We all have a pre-shot routines of some sort, so as cbwheeler stated to each his own, but this quote by FuzzyWuzzy is of interest to me, in clinical terms no metacognition before striking the ball huh. I think my way through the shot from grip to the striking of the ball, is that over thinking to the point of duffing shots? because I do more than I like.


----------



## Surtees (Sep 11, 2007)

broken tee said:


> We all have a pre-shot routines of some sort, so as cbwheeler stated to each his own, but this quote by FuzzyWuzzy is of interest to me, in clinical terms no metacognition before striking the ball huh. I think my way through the shot from grip to the striking of the ball, is that over thinking to the point of duffing shots? because I do more than I like.


Just read my signature Bob. But as has been said lots of time before if it works for you stick with it.


----------



## broken tee (Jan 13, 2008)

Surtees said:


> Just read my signature Bob. But as has been said lots of time before if it works for you stick with it.

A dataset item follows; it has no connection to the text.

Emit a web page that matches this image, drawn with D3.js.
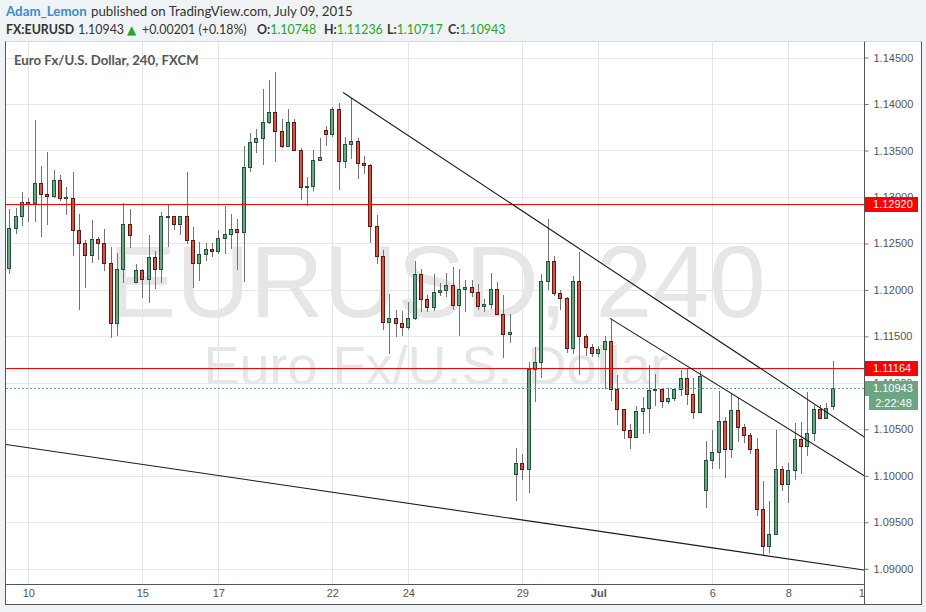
<!DOCTYPE html>
<html><head><meta charset="utf-8">
<script src="https://cdn.jsdelivr.net/npm/d3@7"></script>
<style>
body{margin:0;background:#f0f3f6;}
svg{display:block;}
</style></head><body>
<svg id="c" width="926" height="612"></svg>
<script>
// ---- data (EUR/USD, 240 min candles, FXCM) ----
const open  = [1.1224,1.1267,1.1279,1.1295,1.1293,1.1315,1.1303,1.1301,1.1318,1.1299,1.1299,1.1264,1.1251,1.1238,1.1255,1.1250,1.1229,1.1164,1.1222,1.1271,
 1.1208,1.1221,1.1212,1.1235,1.1222,1.1279,1.1280,1.1271,1.1279,1.1254,1.1229,1.1239,1.1244,1.1242,1.1256,1.1260,1.1265,1.1262,1.1332,1.1359,
 1.1363,1.1381,1.1391,1.1371,1.1355,1.1381,1.1351,1.1311,1.1312,1.1340,1.1372,1.1368,1.1395,1.1339,1.1357,1.1360,1.1337,1.1334,1.1269,1.1236,
 1.1166,1.1170,1.1164,1.1160,1.1170,1.1217,1.1190,1.1182,1.1198,1.1200,1.1205,1.1184,1.1201,1.1203,1.1198,1.1183,1.1185,1.1201,1.1174,1.1153,
 1.1002,1.1014,1.1007,1.1115,1.1122,1.1210,1.1231,1.1197,1.1191,1.1138,1.1210,1.1150,1.1139,1.1132,1.1136,1.1145,1.1093,1.1072,1.1049,1.1042,
 1.1070,1.1073,1.1092,1.1093,1.1080,1.1084,1.1093,1.1105,1.1088,1.1069,1.0985,1.1017,1.1026,1.1059,1.1029,1.1071,1.1052,1.1044,1.1029,1.0964,
 1.0925,1.0937,1.1007,1.0991,1.1006,1.1040,1.1032,1.1046,1.1072,1.1062,1.10748];
const high  = [1.1287,1.1288,1.1305,1.1299,1.1383,1.1333,1.1348,1.1329,1.1324,1.1311,1.1327,1.1282,1.1254,1.1275,1.1257,1.1265,1.1246,1.1240,1.1294,1.1287,
 1.1228,1.1222,1.1259,1.1242,1.1284,1.1292,1.1280,1.1280,1.1327,1.1268,1.1252,1.1250,1.1250,1.1264,1.1290,1.1282,1.1276,1.1355,1.1369,1.1373,
 1.1416,1.1426,1.1434,1.1384,1.1395,1.1384,1.1353,1.1321,1.1350,1.1363,1.1376,1.1397,1.1401,1.1365,1.1407,1.1363,1.1344,1.1336,1.1281,1.1243,
 1.1196,1.1178,1.1177,1.1187,1.1231,1.1222,1.1194,1.1217,1.1207,1.1218,1.1225,1.1222,1.1211,1.1211,1.1206,1.1190,1.1218,1.1209,1.1195,1.1174,
 1.1030,1.1023,1.1122,1.1139,1.1217,1.1276,1.1237,1.1200,1.1192,1.1215,1.1241,1.1153,1.1142,1.1140,1.1150,1.1169,1.1108,1.1072,1.1056,1.1075,
 1.1085,1.1119,1.1110,1.1095,1.1095,1.1095,1.1114,1.1115,1.1105,1.1113,1.1037,1.1049,1.1091,1.1063,1.1088,1.1084,1.1056,1.1046,1.1041,1.0994,
 1.0973,1.1049,1.1011,1.1014,1.1057,1.1058,1.1090,1.1076,1.1076,1.1078,1.11236];
const low   = [1.1218,1.1261,1.1270,1.1274,1.1274,1.1258,1.1271,1.1300,1.1297,1.1282,1.1238,1.1179,1.1203,1.1230,1.1233,1.1221,1.1149,1.1152,1.1209,1.1246,
 1.1208,1.1192,1.1187,1.1202,1.1208,1.1247,1.1265,1.1260,1.1251,1.1203,1.1211,1.1232,1.1236,1.1240,1.1240,1.1245,1.1222,1.1210,1.1328,1.1348,
 1.1336,1.1380,1.1339,1.1354,1.1355,1.1351,1.1298,1.1291,1.1307,1.1340,1.1356,1.1366,1.1309,1.1332,1.1342,1.1320,1.1326,1.1252,1.1229,1.1158,
 1.1132,1.1150,1.1152,1.1158,1.1169,1.1177,1.1177,1.1178,1.1195,1.1193,1.1180,1.1151,1.1177,1.1193,1.1179,1.1177,1.1181,1.1174,1.1128,1.1144,
 1.0974,1.0997,1.0983,1.1080,1.1106,1.1201,1.1194,1.1179,1.1133,1.1132,1.1110,1.1130,1.1129,1.1129,1.1094,1.1082,1.1056,1.1041,1.1030,1.1042,
 1.1046,1.1047,1.1076,1.1074,1.1078,1.1082,1.1087,1.1077,1.1062,1.1069,1.0966,1.1008,1.1008,1.0999,1.1020,1.1037,1.1036,1.1024,1.0958,1.0915,
 1.0918,1.0937,1.0985,1.0972,1.0997,1.1003,1.1022,1.1038,1.1062,1.1062,1.10717];
const close = [1.1267,1.1279,1.1295,1.1292,1.1315,1.1303,1.1301,1.1318,1.1299,1.1300,1.1264,1.1251,1.1238,1.1255,1.1250,1.1229,1.1164,1.1222,1.1271,1.1259,
 1.1221,1.1212,1.1235,1.1222,1.1279,1.1280,1.1271,1.1279,1.1254,1.1229,1.1239,1.1244,1.1242,1.1256,1.1260,1.1265,1.1262,1.1332,1.1359,1.1363,
 1.1381,1.1391,1.1371,1.1355,1.1381,1.1351,1.1311,1.1312,1.1340,1.1343,1.1368,1.1395,1.1339,1.1357,1.1360,1.1337,1.1334,1.1269,1.1236,1.1166,
 1.1170,1.1164,1.1160,1.1170,1.1217,1.1190,1.1182,1.1198,1.1200,1.1205,1.1184,1.1201,1.1203,1.1198,1.1183,1.1185,1.1201,1.1174,1.1153,1.1155,
 1.1014,1.1007,1.1115,1.1122,1.1210,1.1231,1.1197,1.1191,1.1138,1.1210,1.1150,1.1139,1.1132,1.1136,1.1145,1.1093,1.1072,1.1049,1.1042,1.1070,
 1.1073,1.1092,1.1093,1.1080,1.1084,1.1093,1.1105,1.1088,1.1069,1.1107,1.1017,1.1026,1.1059,1.1029,1.1071,1.1052,1.1044,1.1029,1.0964,1.0925,
 1.0937,1.1007,1.0991,1.1006,1.1040,1.1032,1.1046,1.1072,1.1062,1.1073,1.10943];

const dayTickIndex  = [3,21,33,51,63,81,93,111,123,135];
const dayTickLabels = ["10","15","17","22","24","29","Jul","6","8","10"];
const priceTicks = [1.09,1.095,1.10,1.105,1.11,1.115,1.12,1.125,1.13,1.135,1.14,1.145];
const levelPrices = [1.12920, 1.11164];
const lastPrice = 1.10943;
const countdown = "2:22:48";
// trend lines: [[candle index, price],[candle index, price]]
const trendLines = [
  [[52.7, 1.14124],[135, 1.10417]],
  [[94.85,1.11694],[135, 1.10000]],
  [[-1,   1.10342],[135, 1.08986]]
];

// ---- layout ----
const svg = d3.select('#c');
const plot = {l:6, r:864, t:42, b:584};
const FONT = "'Liberation Sans', Arial, sans-serif";
const UI = "Lato, 'Open Sans', sans-serif";
const fmt = d3.format('.5f');

const x = d3.scaleLinear().domain([(plot.l-9.33)/6.333, (plot.r-9.33)/6.333]).range([plot.l, plot.r]);
const y = d3.scaleLinear().domain([1.09, 1.145]).range([568.75, 57.55]);

// header
const h1 = svg.append('text').attr('y',16).attr('font-family',UI).attr('font-size',13.3);
h1.append('tspan').attr('x',6).attr('fill','#3a8ccb').attr('font-weight',700).text('Adam_Lemon');
h1.append('tspan').attr('x',91).attr('fill','#333').text('published on TradingView.com, July 09, 2015');

const h2 = svg.append('text').attr('y',34).attr('font-family',UI).attr('font-size',12.4).attr('fill','#333');
h2.append('tspan').attr('x',6).attr('font-weight',700).text('FX:EURUSD');
h2.append('tspan').attr('x',78).text(fmt(close[130]));
h2.append('tspan').attr('x',127).attr('fill','#26a626').attr('font-family',"'DejaVu Sans'").attr('font-size',12).text('▲');
h2.append('tspan').attr('x',142).text('+0.00201 (+0.18%)');
const ohlcHead = [['O:',open[130],257],['H:',high[130],324],['L:',low[130],387],['C:',close[130],448]];
ohlcHead.forEach(([k,v,px])=>{
  h2.append('tspan').attr('x',px).attr('font-weight',700).text(k);
  h2.append('tspan').attr('fill','#26a626').text(fmt(v));
});

// frame
svg.append('rect').attr('x',5.5).attr('y',41.5).attr('width',916).attr('height',563)
  .attr('fill','#fff').attr('stroke','#555');
svg.append('line').attr('x1',5.5).attr('x2',921.5).attr('y1',41.5).attr('y2',41.5).attr('stroke','#d6dae0');

const defs = svg.append('defs');
defs.append('clipPath').attr('id','pc').append('rect')
  .attr('x',plot.l).attr('y',plot.t).attr('width',plot.r-plot.l).attr('height',plot.b-plot.t);
defs.append('clipPath').attr('id','xc').append('rect')
  .attr('x',0).attr('y',plot.b).attr('width',plot.r+1).attr('height',20);

const pg = svg.append('g').attr('clip-path','url(#pc)');
// grid
pg.selectAll('line.hg').data(priceTicks).join('line').attr('class','hg')
  .attr('x1',plot.l).attr('x2',plot.r)
  .attr('y1',d=>Math.round(y(d))+0.5).attr('y2',d=>Math.round(y(d))+0.5)
  .attr('stroke','#e6e6e6');
pg.selectAll('line.vg').data(dayTickIndex).join('line').attr('class','vg')
  .attr('y1',plot.t).attr('y2',plot.b)
  .attr('x1',d=>Math.round(x(d))+0.5).attr('x2',d=>Math.round(x(d))+0.5)
  .attr('stroke','#e6e6e6');

// watermark
pg.append('text').attr('x',(plot.l+plot.r)/2+2).attr('y',317).attr('text-anchor','middle')
  .attr('font-family',FONT).attr('font-size',102).attr('fill','#e6e6e6').text('EURUSD, 240');
pg.append('text').attr('x',(plot.l+plot.r)/2+1).attr('y',384).attr('text-anchor','middle')
  .attr('font-family',FONT).attr('font-size',54).attr('fill','#e6e6e6').text('Euro Fx/U.S. Dollar');

// candles
const data = open.map((o,i)=>({i,o,h:high[i],l:low[i],c:close[i]}));
pg.selectAll('line.wick').data(data).join('line').attr('class','wick')
  .attr('x1',d=>Math.round(x(d.i))+0.5).attr('x2',d=>Math.round(x(d.i))+0.5)
  .attr('y1',d=>Math.round(y(d.h))).attr('y2',d=>Math.round(y(d.l))+1)
  .attr('stroke','#737375');
pg.selectAll('rect.body').data(data).join('rect').attr('class','body')
  .attr('x',d=>Math.round(x(d.i))-1.5).attr('width',3)
  .attr('y',d=>Math.round(y(Math.max(d.o,d.c)))+0.5)
  .attr('height',d=>Math.max(1, Math.round(y(Math.min(d.o,d.c)))-Math.round(y(Math.max(d.o,d.c)))))
  .attr('fill',d=>d.c>=d.o?'#6ba583':'#d75442')
  .attr('stroke',d=>d.c>=d.o?'#225437':'#5b1a13');

// horizontal level lines (drawings, above candles)
pg.selectAll('rect.lv').data(levelPrices).join('rect').attr('class','lv')
  .attr('x',plot.l).attr('width',plot.r-plot.l)
  .attr('y',d=>Math.round(y(d))).attr('height',1)
  .attr('fill','#ff0000');
pg.append('line').attr('x1',plot.l).attr('x2',plot.r)
  .attr('y1',Math.round(y(lastPrice))+0.5).attr('y2',Math.round(y(lastPrice))+0.5)
  .attr('stroke','#6ba583').attr('stroke-dasharray','2,2');

// trend lines
pg.selectAll('line.tl').data(trendLines).join('line').attr('class','tl')
  .attr('x1',d=>x(d[0][0])).attr('y1',d=>y(d[0][1]))
  .attr('x2',d=>x(d[1][0])).attr('y2',d=>y(d[1][1]))
  .attr('stroke','#1a1a1a').attr('stroke-width',1.1);

// chart title
svg.append('text').attr('x',14).attr('y',65).attr('font-family',UI).attr('font-size',13.2)
  .attr('font-weight',700).attr('fill','#555').text('Euro Fx/U.S. Dollar, 240, FXCM');

// axes
const ya = svg.append('g').attr('transform',`translate(${plot.r+0.5},0)`)
  .call(d3.axisRight(y).tickValues(priceTicks).tickFormat(fmt).tickSize(4).tickPadding(5).tickSizeOuter(0));
ya.select('.domain').remove();
ya.selectAll('line').attr('stroke','#777');
ya.selectAll('text').attr('font-family',FONT).attr('font-size',11).attr('fill','#555');

const xaWrap = svg.append('g').attr('clip-path','url(#xc)');
const xa = xaWrap.append('g').attr('transform',`translate(0,${plot.b+0.5})`)
  .call(d3.axisBottom(x).tickValues(dayTickIndex).tickFormat((d,i)=>dayTickLabels[i]).tickSize(0).tickPadding(5));
xa.select('.domain').remove();
xa.selectAll('text').attr('font-family',FONT).attr('font-size',11).attr('fill','#555')
  .attr('font-weight',(d,i)=>dayTickLabels[i]==='Jul'?700:400);

svg.append('line').attr('x1',plot.l-0.5).attr('x2',plot.r+0.5).attr('y1',plot.b+0.5).attr('y2',plot.b+0.5).attr('stroke','#555');
svg.append('line').attr('x1',plot.r+0.5).attr('x2',plot.r+0.5).attr('y1',41.5).attr('y2',604.5).attr('stroke','#555');

// price label boxes
const boxes = [
  {p:levelPrices[0], bg:'#ff0000'},
  {p:levelPrices[1], bg:'#ff0000'},
  {p:lastPrice, bg:'#6ba583'}
];
const bg = svg.append('g');
boxes.forEach(b=>{
  const yc = Math.round(y(b.p));
  bg.append('rect').attr('x',plot.r+1).attr('y',yc-7).attr('width',53).attr('height',15).attr('fill',b.bg);
  bg.append('text').attr('x',plot.r+9).attr('y',yc).attr('dy','0.35em').attr('font-family',FONT)
    .attr('font-size',11).attr('fill','#fff').text(fmt(b.p));
});
{
  const yc = Math.round(y(lastPrice))+15;
  bg.append('rect').attr('x',plot.r+5).attr('y',yc-7).attr('width',49).attr('height',14).attr('fill','#6ba583');
  bg.append('text').attr('x',plot.r+29.5).attr('y',yc).attr('dy','0.35em').attr('text-anchor','middle')
    .attr('font-family',FONT).attr('font-size',11).attr('fill','#fff').text(countdown);
}
</script>
</body></html>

After I wrote the post I looked at your signature, as you know I teach all the future politicians and lawyers, so I picture their sweet faces on the ball and that self talk comes into play to stay focused on golf and talking myself out of committing revenge.


----------



## Surtees (Sep 11, 2007)

these are your anger issues again Bob.But i can say I seen peoples faces on the ball before it's get streess relief at the range but I wouldn't try it on the course


----------



## broken tee (Jan 13, 2008)

Surtees said:


> these are your anger issues again Bob.But i can say I seen peoples faces on the ball before it's get streess relief at the range but I wouldn't try it on the course


Being serious for a moment; I am very conscience of my routine and it is like a check list. The duffed shot happen more when I start second guessing my set up


----------



## Surtees (Sep 11, 2007)

i agree and i've stopped trying to make slight changes to my swing while on the course i'll save that for the range


----------